42 Pa.C.S. § 9712.1 (footnote omitted).

Presuming the trial court followed the dictates of section 9712.1(c) (and we have no reason to presume otherwise), the determination of whether Appellant, “at the time of the offense[,][was] in physical possession or control of a firearm” under section 9712.1(c) was treated as a ‘sentencing factor’ and not ‘an element’ of the underlying drug offense. As such, the trial court was only required to make such a finding based upon a preponderance of the evidence rather than based upon proof beyond a reasonable doubt. Commonwealth v. Allen, 508 Pa. 114, 494 A.2d 1067, 1070 (1985) (providing that when a sentencing factor “is not an element of the offense ... [it only] requires proof of the sentencing factor by a preponderance of the evidence”). However, Alleyne undeniably establishes, despite our legislature’s express statutory language to the contrary in this instance, that when a mandatory minimum sentence is under consideration based upon judicial factfinding of a ‘sentencing factor,’ that ‘sentencing factor’ is, in reality, “an element of a distinct and aggravated crime” and, thus, requires it be proven beyond a reasonable doubt. Alleyne, 133 S.Ct. at 2163.
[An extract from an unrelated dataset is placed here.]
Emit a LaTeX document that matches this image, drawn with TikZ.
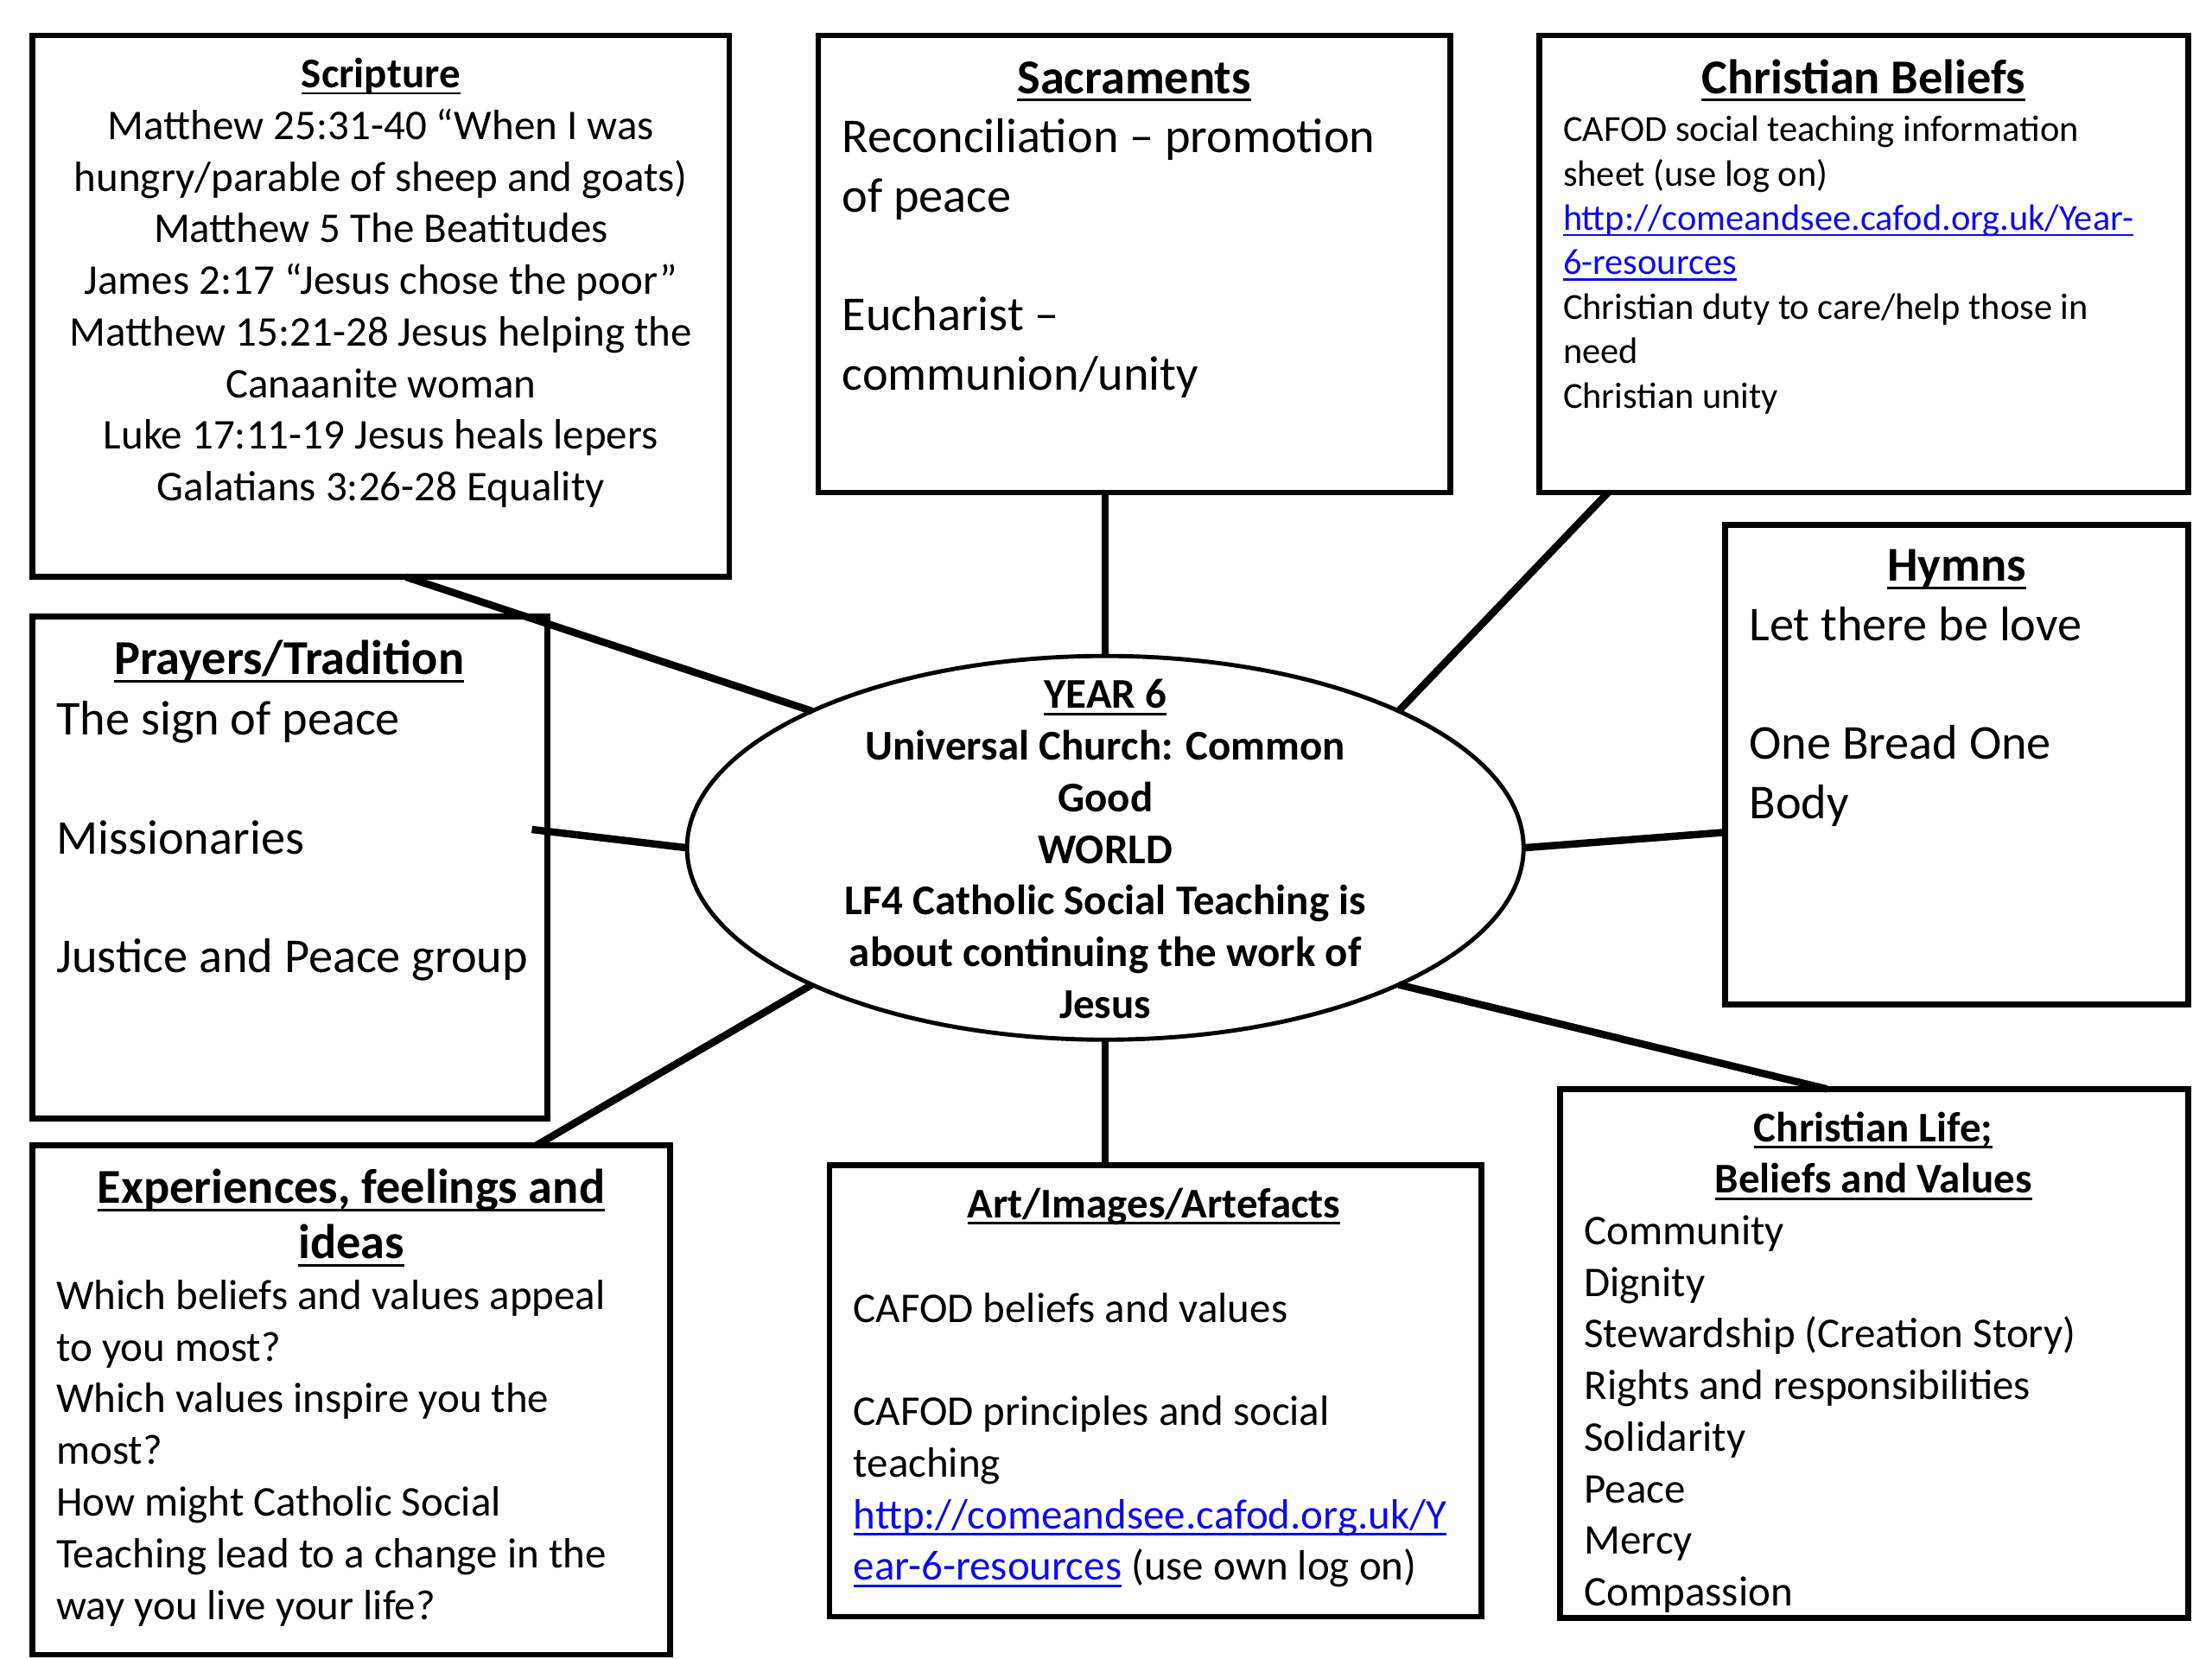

Appellant has not presented us with the question, and we decline to address, sua sponte, whether section 9712.1 is facially invalid in light of Alleyne. Nevertheless, we conclude that the imposition of the mandatory sentencing provision of 42 Pa.C.S. § 9712.1 in this case violated the rule in Apprendi as interpreted by Alleyne. Because the ‘sentencing factor’ at issue was not determined by the factfin-der to have been proven beyond a reasonable doubt, Appellant’s sentence violated the Due Process Clause of the Fourteenth Amendment and the jury trial guarantee of the Sixth Amendment. Accordingly, we vacate the judgment of sentence and remand for resentencing.

*667Judgment of sentence vacated. Case remanded for resentencing. Jurisdiction relinquished.